670g jar pitted Morello cherries
1 tablespoon cornflour
1/4 cup caster sugar
250g cream cheese, at room temperature
1/4 cup pure icing sugar, plus extra to serve
1 teaspoon vanilla extract
1 egg yolk
1/4 cup flaked almonds, toasted and chopped
1/4 cup firmly packed brown sugar
1/3 cup dry breadcrumbs
1/2 teaspoon cinnamon
8 sheets Antoniou Fillo pastry
90g butter, melted
Drain cherries, reserving juice. Set cherries aside.
Place cornflour in a small bowl and blend with 1 tablespoon of reserved cherry liquid. Set aside.

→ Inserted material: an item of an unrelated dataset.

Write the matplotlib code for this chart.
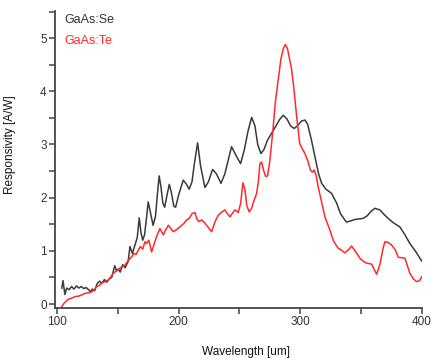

Combine caster sugar and 1⁄4 cup reserved cherry liquid in a medium saucepan (discard remaining cherry liquid). Stir over a medium heat until sugar dissolves, then simmer 3 minutes. Add drained cherries and cornflour mixture to saucepan; stir gently over medium heat until simmering. Simmer, stirring, for 1 minute or until very thick. Spread onto a plate and set aside to cool.
Preheat oven to 200°C (fan-forced). Line a large oven tray with non-stick baking paper.
Place cream cheese, sifted icing sugar and vanilla in a medium bowl and beat with an electric mixer until smooth. Add egg yolk and continue beating until just combined.
Combine brown sugar, breadcrumbs and cinnamon in a small bowl.
Layer pastry sheets, brushing melted butter in between each layer and sprinkling 2 tablespoons breadcrumb mixture between every second layer. Brush the top layer with butter.
Spoon the cream cheese mixture along one long end of the fillo stack, leaving a 5cm border on 3 sides. Spoon cherry mixture over cream cheese filling.
Combine remaining breadcrumb mixture with almonds; sprinkle over filling. Fold in sides, then carefully roll into a log shape. Lift onto prepared tray, seam side down. Brush with remaining butter.
Bake at 200°C for 15 minutes. Reduce temperature to 180°C; bake for 10 minutes longer or until golden brown. Set aside to cool for at least 30 minutes before serving.
Cook’s Tip: Unbaked strudel can be prepared (up to end of step 9) several hours ahead and refrigerated until ready to bake.